Corruption's roots deep and wide-reaching in Brazil

A parliamentary report released last week accuses more than 800 officials at all levels of organized crimes.

The longest and most detailed investigation into narcotics trafficking and organized crime ever carried out in Brazil has found that drug-related corruption and money laundering have become so widespread that the country is unable to properly fight the problem.

An unprecedented inquiry carried out by a commission of lawmakers with wide-reaching powers spent more than a year investigating organized crime. Their damning report named 824 people it accuses of crimes ranging from drug trafficking to gun running to tax evasion.

Two federal deputies (congressmen), two former state governors, and 15 state deputies are among those named in the 1,198-page report. Scores of mayors, judges, police officers, lawyers, and even officials from the neighboring countries of Bolivia, Paraguay, and Suriname are also accused of involvement in sending $50 billion in tainted money through Brazil's banks each year.

The report concluded that drug-related corruption is so widespread that it is impossible to clean up in the short term without calling in the military and restructuring and rearming the country's police.

"Authorities have to understand that organized crime is organized and we are disorganized," says Eber Silva, one of the commission's members. " Society can't put up with this much longer.... Authorities must modify the police, the justice system, and the armed forces."

The report named Rio de Janeiro and Sao Paulo as centers of narcotics trafficking and highlighted how drug mafias across this massive nation cooperate to import cocaine, heroin, and marijuana from Andean nations and distribute them in Brazil.

It cited more than 100 companies used to launder money and resell goods stolen by gangs of truck thieves. Some 70 telephone companies and the heads of six banks were accused of not cooperating fully with investigators.

The report called on Brazil's disparate police forces to work together to combat organized crime, and asked the government to increase funding for its nascent witness-protection program.

Most dramatically, the report revealed for the first time the key roles played by politicians, police officers, and other influential figures in a business many had said was run not out of police stations and parliamentary chambers but from the dark alleys of the nation's slums.

"It showed fairly clearly the relationship between drug trafficking, organized crime, violence, and the corruption of authorities - and in particular police," says James Cavallaro, head of the Global Justice human rights group. "There is a high degree of infiltration of corruption among authorities who should be fighting drug trafficking but are instead facilitating" it.

One of those authorities named in the report, former Acre congressman Hildebrando Pascoal, was removed from the Chamber of Deputies last year after an investigation that led to the creation of the commission found that he ran a grisly death squad. The man who replaced him in parliament was one of the two federal deputies accused in the report. Congress and the Attorney General's Office will now come under pressure to impeach and try the two legislators and many of the others implicated.

Experts, however, doubt whether many of the most powerful figures in the inquiry will be prosecuted, because, as Mr.
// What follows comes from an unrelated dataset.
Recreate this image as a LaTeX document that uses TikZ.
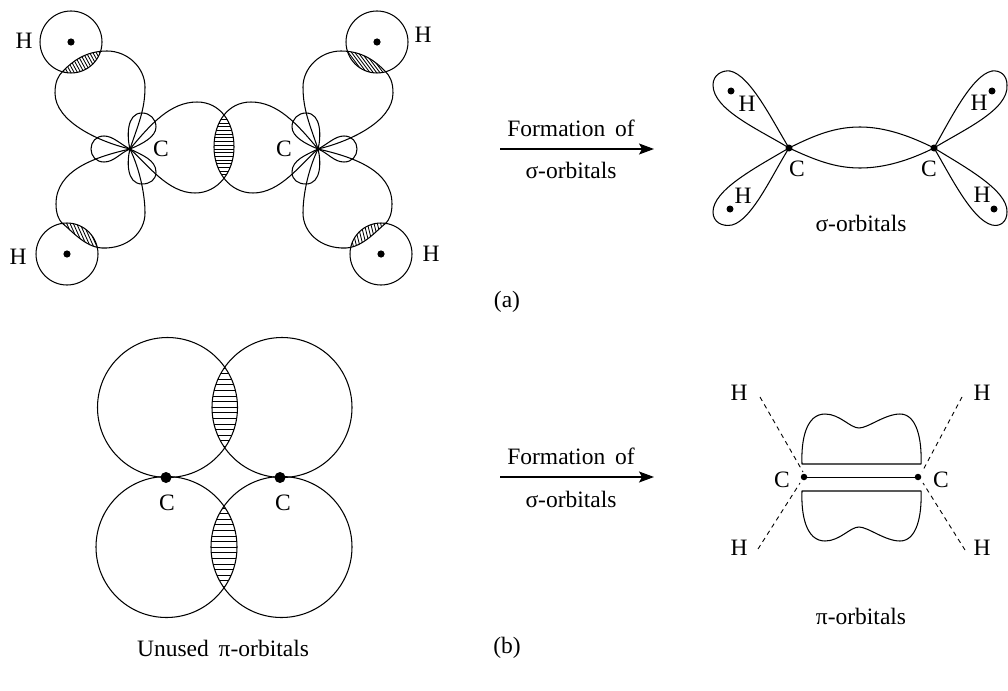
\documentclass[tikz,border=0pt]{standalone}
\usepackage{fontspec}
\setmainfont{Liberation Serif}
\usetikzlibrary{arrows.meta}
\tikzset{
  orb/.style={line width=1.05pt,line join=round},
  hatchline/.style={line width=0.85pt},
  lab/.style={font=\fontsize{23.5}{26}\selectfont,inner sep=0pt},
  dotc/.style={circle,fill=black,inner sep=0pt,minimum size=#1},
  dashb/.style={line width=0.9pt,dash pattern=on 4.5pt off 4pt},
  reactarrow/.style={line width=1.2pt,-{Stealth[length=15pt,width=11pt,inset=3pt]}}
}
% y-down hatching: lines from (x,y0) to (x+dx,y1)
\newcommand\hatchset[6]{\foreach \hx in {#1,#2,...,#3}{\draw[hatchline] (\hx,#4) -- ({\hx+#6},#5);}}
\newcommand\lobeUp{(130,149) .. controls (100,142) and (55,122) .. (55,93) .. controls (55,82) and (58,76) .. (63,71) .. controls (72,62) and (85,51) .. (107,51) .. controls (128,51) and (145,68) .. (145,87) .. controls (145,110) and (138,125) .. (130,149)}
\newcommand\lobeDown{(130,149) .. controls (95,157) and (56,170) .. (56,204) .. controls (56,214) and (59,220) .. (62,223) .. controls (72,231) and (85,247) .. (102,248) .. controls (128,249) and (145,232) .. (145,213) .. controls (145,195) and (140,170) .. (130,149)}
\newcommand\lobeSide{(130,149) .. controls (150,125) and (170,102) .. (197,102) .. controls (220,102) and (234,122) .. (234,147) .. controls (234,172) and (218,193) .. (195,193) .. controls (168,193) and (148,165) .. (130,149)}
\newcommand\halfA[2]{%
  \begin{scope}
    \clip (71,42) circle (31);
    \clip \lobeUp;
    \hatchset{20}{23.3}{150}{40}{80}{#1}
  \end{scope}
  \begin{scope}
    \clip (67,254) circle (31);
    \clip \lobeDown;
    \hatchset{20}{23.3}{150}{215}{255}{#2}
  \end{scope}
  \draw[orb] (71,42) circle (31);
  \draw[orb] (67,254) circle (31);
  \draw[orb] \lobeUp;
  \draw[orb] \lobeDown;
  \draw[orb] \lobeSide;
  \draw[orb] (130,149) .. controls (127,138) and (126,113) .. (142,113) .. controls (150,113) and (156,119) .. (156,127) .. controls (156,137) and (142,144) .. (130,149);
  \draw[orb] (130,149) .. controls (127,160) and (126,184) .. (142,184) .. controls (150,184) and (156,180) .. (156,172) .. controls (156,160) and (142,155) .. (130,149);
  \draw[orb] (130,149) .. controls (120,144) and (113,136) .. (104,136) .. controls (96,136) and (91,142) .. (91,149) .. controls (91,156) and (96,162) .. (104,162) .. controls (114,162) and (120,153) .. (130,149);
  \fill (71,42) circle (3.6);
  \fill (67,254) circle (3.6);
}
\begin{document}
\begin{tikzpicture}[x=1pt,y=-1pt]
\useasboundingbox (0,0) rectangle (1008,690);
% ---- (a) left
\begin{scope}
  \clip \lobeSide;
  \clip[shift={(448,0)},xscale=-1] \lobeSide;
  \foreach \hy in {112,115.7,...,180}{\draw[hatchline] (205,\hy) -- (245,\hy);}
\end{scope}
\halfA{22}{18}
\begin{scope}[shift={(448,0)},xscale=-1]
  \halfA{-30}{-10}
\end{scope}
\node[lab] (h1) at (24,41) {H};
\node[lab] (h2) at (18,257) {H};
\node[lab] (h3) at (423,35) {H};
\node[lab] (h4) at (431,254) {H};
\node[lab] (c1) at (161,149) {C};
\node[lab] (c2) at (284,149) {C};
% ---- arrows
\coordinate (a1s) at (500,149);\coordinate (a1e) at (654,149);
\draw[reactarrow] (a1s) -- (a1e);
\node[lab] (f1) at (571,128) {Formation\hspace{4pt} of};
\node[lab] (s1) at (571,170) {σ-orbitals};
\coordinate (a2s) at (500,477);\coordinate (a2e) at (654,477);
\draw[reactarrow] (a2s) -- (a2e);
\node[lab] (f2) at (571,456) {Formation\hspace{4pt} of};
\node[lab] (s2) at (571,499) {σ-orbitals};
\node[lab] (la) at (507,302) {(a)};
\node[lab] (lb) at (507,648) {(b)};
% ---- sigma
\draw[orb] (789,148) .. controls (815,135) and (835,127) .. (860,127) .. controls (885,127) and (910,136) .. (934,148);
\draw[orb] (789,148) .. controls (815,160) and (835,168) .. (860,168) .. controls (885,168) and (910,160) .. (934,148);
\draw[orb] (789,148) .. controls (760,130) and (713,110) .. (713,85) .. controls (713,75) and (722,70) .. (730,71) .. controls (750,75) and (772,120) .. (789,148);
\draw[orb] (789,148) .. controls (755,168) and (713,190) .. (713,212) .. controls (713,222) and (722,227) .. (732,225) .. controls (752,220) and (772,175) .. (789,148);
\draw[orb] (934,148) .. controls (963,130) and (1009,110) .. (1007,85) .. controls (1007,75) and (1000,70) .. (992,71) .. controls (972,75) and (950,120) .. (934,148);
\draw[orb] (934,148) .. controls (963,166) and (1008,190) .. (1007,212) .. controls (1007,222) and (1000,227) .. (992,225) .. controls (972,220) and (950,175) .. (934,148);
\node[dotc=7pt] (cs1) at (789,148) {};
\node[dotc=7pt] (cs2) at (934,148) {};
\node[dotc=7pt] (hs1) at (731,91) {};
\node[dotc=7pt] (hs2) at (730,209) {};
\node[dotc=7pt] (hs3) at (992,91) {};
\node[dotc=7pt] (hs4) at (994,209) {};
\node[lab] (th1) at (747,104) {H};
\node[lab] (th2) at (743,196) {H};
\node[lab] (th3) at (979,103) {H};
\node[lab] (th4) at (982,195) {H};
\node[lab] (tc1) at (797,169) {C};
\node[lab] (tc2) at (929,169) {C};
\node[lab] (ts) at (861,223) {σ-orbitals};
% ---- (b) circles
\begin{scope}
  \clip (167.5,407.5) circle (70);
  \clip (282,407.5) circle (70);
  \foreach \hy in {340,345.6,...,475}{\draw[hatchline] (200,\hy) -- (250,\hy);}
\end{scope}
\begin{scope}
  \clip (166.5,547) circle (70.5);
  \clip (281.5,547) circle (70.5);
  \foreach \hy in {480,485.6,...,615}{\draw[hatchline] (200,\hy) -- (250,\hy);}
\end{scope}
\draw[orb] (167.5,407.5) circle (70);
\draw[orb] (282,407.5) circle (70);
\draw[orb] (166.5,547) circle (70.5);
\draw[orb] (281.5,547) circle (70.5);
\node[dotc=11pt] (pc1) at (166,477.5) {};
\node[dotc=11pt] (pc2) at (280,477.5) {};
\node[lab] (pl1) at (167,503) {C};
\node[lab] (pl2) at (283,503) {C};
\node[lab] (un) at (223,648) {Unused\hspace{4pt} π-orbitals};
% ---- pi
\node[dotc=6.5pt] (pd1) at (804,477) {};
\node[dotc=6.5pt] (pd2) at (918,477) {};
\draw[line width=0.9pt] (pd1) -- (pd2);
\draw[orb] (802,464) .. controls (801,440) and (806,414) .. (825,414) .. controls (840,414) and (850,428) .. (859,428) .. controls (868,428) and (885,414) .. (900,414) .. controls (917,414) and (922,440) .. (921,464) -- cycle;
\draw[orb] (802,491) .. controls (801,515) and (806,541) .. (825,541) .. controls (840,541) and (850,527) .. (859,527) .. controls (868,527) and (885,541) .. (900,541) .. controls (917,541) and (922,515) .. (921,491) -- cycle;
\coordinate (dh1) at (760,397);\coordinate (dc1) at (803,472);
\coordinate (dh2) at (962,397);\coordinate (dc2) at (922,472);
\coordinate (dh3) at (758,549);\coordinate (dc3) at (800,483);
\coordinate (dh4) at (965,550);\coordinate (dc4) at (923,483);
\draw[dashb] (dh1) -- (dc1);
\draw[dashb] (dh2) -- (dc2);
\draw[dashb] (dh3) -- (dc3);
\draw[dashb] (dh4) -- (dc4);
\node[lab] (ph1) at (739,393) {H};
\node[lab] (ph2) at (982,393) {H};
\node[lab] (ph3) at (739,548) {H};
\node[lab] (ph4) at (982,548) {H};
\node[lab] (pc3) at (782,480) {C};
\node[lab] (pc4) at (941,480) {C};
\node[lab] (tp) at (861,616) {π-orbitals};
\end{tikzpicture}
\end{document}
Cavallaro says, the country's judicial system is "overloaded, backlogged, and inefficient and suffers pressure from these thugs and their allies to remain inefficient."

Instead, "history shows us that what is likely to occur is that the follow-up will be focused on lower-level traffickers," he says.
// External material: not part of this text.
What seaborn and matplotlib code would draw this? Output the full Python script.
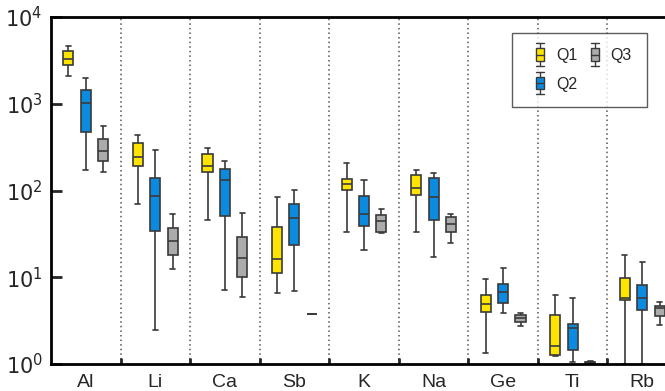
import matplotlib
matplotlib.use("Agg")
import matplotlib.pyplot as plt
from matplotlib.patches import Patch, Rectangle
from matplotlib.lines import Line2D
from matplotlib.legend_handler import HandlerBase
import seaborn as sns
import pandas as pd

# five-number summaries: [min, q1, median, q3, max]
elements = ['Al', 'Li', 'Ca', 'Sb', 'K', 'Na', 'Ge', 'Ti', 'Rb']
groups = ['Q1', 'Q2', 'Q3']

q1_stats = [
    [2070, 2770, 3310, 4060, 4600],
    [70.5, 190, 243, 350, 433],
    [45.7, 162, 193, 261, 309],
    [6.53, 11.2, 16.1, 38.3, 84.9],
    [33, 101, 119, 136, 206],
    [33.2, 87.9, 108, 150, 174],
    [1.33, 3.94, 4.95, 6.29, 9.63],
    [1.25, 1.28, 1.60, 3.64, 6.29],
    [1.0, 5.47, 5.82, 9.73, 18.2],
]
q2_stats = [
    [171, 476, 1010, 1440, 1980],
    [2.45, 33.9, 85.7, 138, 293],
    [7.13, 51.3, 132, 175, 221],
    [7.0, 23.5, 47.8, 70.5, 102],
    [20.5, 39.3, 53, 87, 132],
    [17.3, 45.3, 84, 138, 160],
    [3.84, 5.0, 6.82, 8.29, 12.7],
    [1.05, 1.44, 2.58, 2.92, 5.82],
    [1.0, 4.19, 5.82, 8.07, 15.1],
]
q3_stats = [
    [163, 217, 288, 395, 558],
    [12.3, 17.9, 26.2, 36.7, 53],
    [5.97, 10.2, 16.7, 29.4, 54.6],
    [3.74, 3.74, 3.74, 3.74, 3.74],
    [32.4, 33.5, 44.5, 52.2, 60.7],
    [24.8, 33, 41.4, 49, 53],
    [2.74, 3.02, 3.36, 3.64, 3.90],
    [1.03, 1.04, 1.05, 1.06, 1.07],
    [2.82, 3.57, 4.46, 4.70, 5.14],
]

colors = {'Q1': '#FFE400', 'Q2': '#0A8BE0', 'Q3': '#ABABAB'}
edge = '#3A3A3A'

# long table: 5 values per box reproduce the summary exactly with whis=(0, 100)
rows = []
for grp, stats in zip(groups, [q1_stats, q2_stats, q3_stats]):
    for el, vals in zip(elements, stats):
        for v in vals:
            rows.append({'Element': el, 'Group': grp, 'Value': v})
df = pd.DataFrame(rows)

sns.set_style("white")
plt.rcParams['font.family'] = ['Liberation Sans', 'DejaVu Sans']

fig = plt.figure(figsize=(6.65, 3.91), dpi=100)
ax = fig.add_axes([51 / 665, 27 / 391, 626 / 665, 347 / 391])

line_kw = dict(color=edge, linewidth=1.2)
sns.boxplot(data=df, x='Element', y='Value', hue='Group', order=elements,
            hue_order=groups, palette=colors, saturation=1, whis=(0, 100),
            width=0.75, gap=0.42, log_scale=True, linecolor=edge, linewidth=1.2,
            showfliers=False, legend=False, ax=ax,
            whiskerprops=line_kw, capprops=line_kw, medianprops=line_kw)

ax.set_ylim(1, 1e4)
ax.set_xlim(-0.5, len(elements) - 0.5)

# dotted separators between elements
for i in range(len(elements) - 1):
    ax.axvline(i + 0.5, color='#555555', linestyle=(0, (1, 2)), linewidth=1.1, zorder=0)

ax.set_xlabel('')
ax.set_ylabel('')
ax.set_yticks([1, 10, 100, 1000, 10000])
ax.set_yticklabels([r'$10^{0}$', r'$10^{1}$', r'$10^{2}$', r'$10^{3}$', r'$10^{4}$'])
ax.minorticks_off()
ax.tick_params(axis='y', which='major', direction='in', length=8, width=2,
               labelsize=15, pad=6, left=True)
ax.set_xticks(range(len(elements)))
ax.set_xticklabels(elements)
ax.tick_params(axis='x', which='major', length=0, labelsize=14, pad=7)
ax.set_xticks([i + 0.5 for i in range(len(elements) - 1)], minor=True)
ax.tick_params(axis='x', which='minor', direction='in', length=4, width=2, bottom=True)

for side in ['left', 'bottom', 'top']:
    ax.spines[side].set_linewidth(2)
    ax.spines[side].set_color('black')
ax.spines['right'].set_visible(False)


class BoxHandler(HandlerBase):
    # small box-and-whisker glyph, placed at the right end of the handle box
    def create_artists(self, legend, orig_handle, xdescent, ydescent,
                       width, height, fontsize, trans):
        bw = 6
        cx = width - xdescent - 8
        mid = height / 2
        artists = [
            Line2D([cx, cx], [mid - 8, mid + 8], color=edge, lw=1, transform=trans),
            Line2D([cx - bw / 2, cx + bw / 2], [mid + 8, mid + 8], color=edge, lw=1, transform=trans),
            Line2D([cx - bw / 2, cx + bw / 2], [mid - 8, mid - 8], color=edge, lw=1, transform=trans),
            Rectangle((cx - bw / 2, mid - 4.5), bw, 9,
                      facecolor=orig_handle.get_facecolor(), edgecolor=edge,
                      lw=1, transform=trans),
            Line2D([cx - bw / 2, cx + bw / 2], [mid, mid], color=edge, lw=1,
                   transform=trans),
        ]
        return artists


handles = [Patch(facecolor=colors[g], label=g) for g in groups]
leg = ax.legend(handles=handles, ncol=2, handler_map={Patch: BoxHandler()},
                loc='upper left', bbox_to_anchor=(512 / 665, 1 - 33 / 391),
                bbox_transform=fig.transFigure, fontsize=11.5, frameon=True,
                fancybox=False, edgecolor='#333333', handlelength=1.5,
                handletextpad=0.3, columnspacing=0.3, labelspacing=0.85,
                borderpad=0.95, borderaxespad=0)
leg.get_frame().set_linewidth(1.0)

fig.savefig('out.png', dpi=100)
Analysts, were not entirely pessimistic. Not only did the report name senior figures previously immune from such inquiries, it also detailed how far trafficking has permeated business and society. One part of the report related how a drug trafficker gave a judge a drinks-distribution company in return for a reduction in his sentence. Another chapter said traffickers use 600 clandestine airports in Sao Paulo state alone. As a measure of the report's influence, at least eight and maybe as many as 30 people who gave evidence to investigators later turned up dead, say officials.

The author of the report says he was happy with the work done, but told parliamentary leaders if they were serious about defeating the traffickers, they must create a permanent body to investigate the traffickers and their accomplices.

"Our success was having taken off the blindfold so that the country can see the reality that until now was only partially visible," says Deputy Moroni Torgan.

But, "the work is a preliminary work. We shone the spotlight on organized crime and highlighted lots of actors, but there are many more in the wings."